In our game, Ostrom's principles for enduring institutions1 can be encapsulated and visualized through the same infrastructure interface. Particularly, a user needs a membership to access a virtual environment, which is defined by the game (principle 1). Different rooms can provide information visualization for comparative feedback as well as voting mechanisms to allow users to configure the game rules (principles 2 and 3). Smart Meters can play the role of monitoring agency (principle 4). At several points in the game, users can be rewarded or sanctioned depending on their actions in order to achieve the desired goals (principles 5 and 6).

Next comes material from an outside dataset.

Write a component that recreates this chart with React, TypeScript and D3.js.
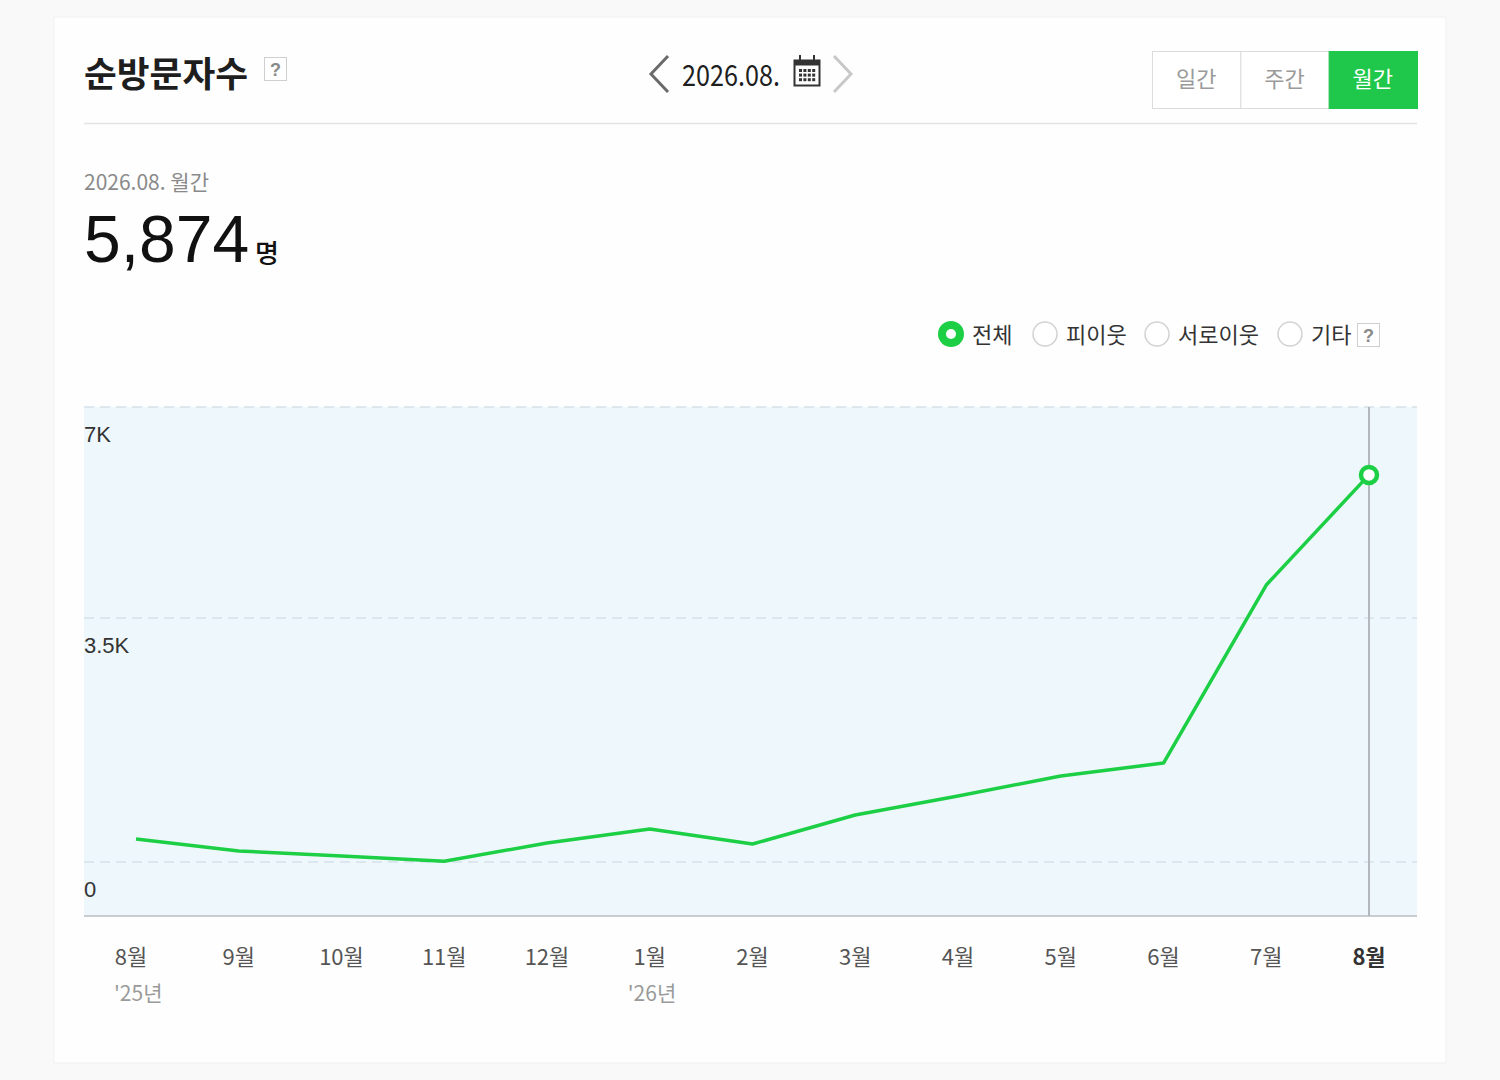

The most important contribution of the game is to promote sustainability and efficiency in electricity use by encouraging cooperative and competitive behaviour in SmartGrid users and, thus, increasing interaction and collaboration among them. We also aim to increment user awareness towards energy consumption. To do so, we will provide comparative feedback to grid participants through Smart Meters to help them better understand electricity prices, resource allocation, and investment decisions. Overall, these issues could help to shift the peak demand in electricity consumption and, thus, allow us to make better predictions of consumers' behaviour.
As ongoing work, we continue to develop a serious game for users to develop the skills they need to undertake a meaningful and active role in Smart Grids. Moreover, we will evaluate the benefits of our approach with real users.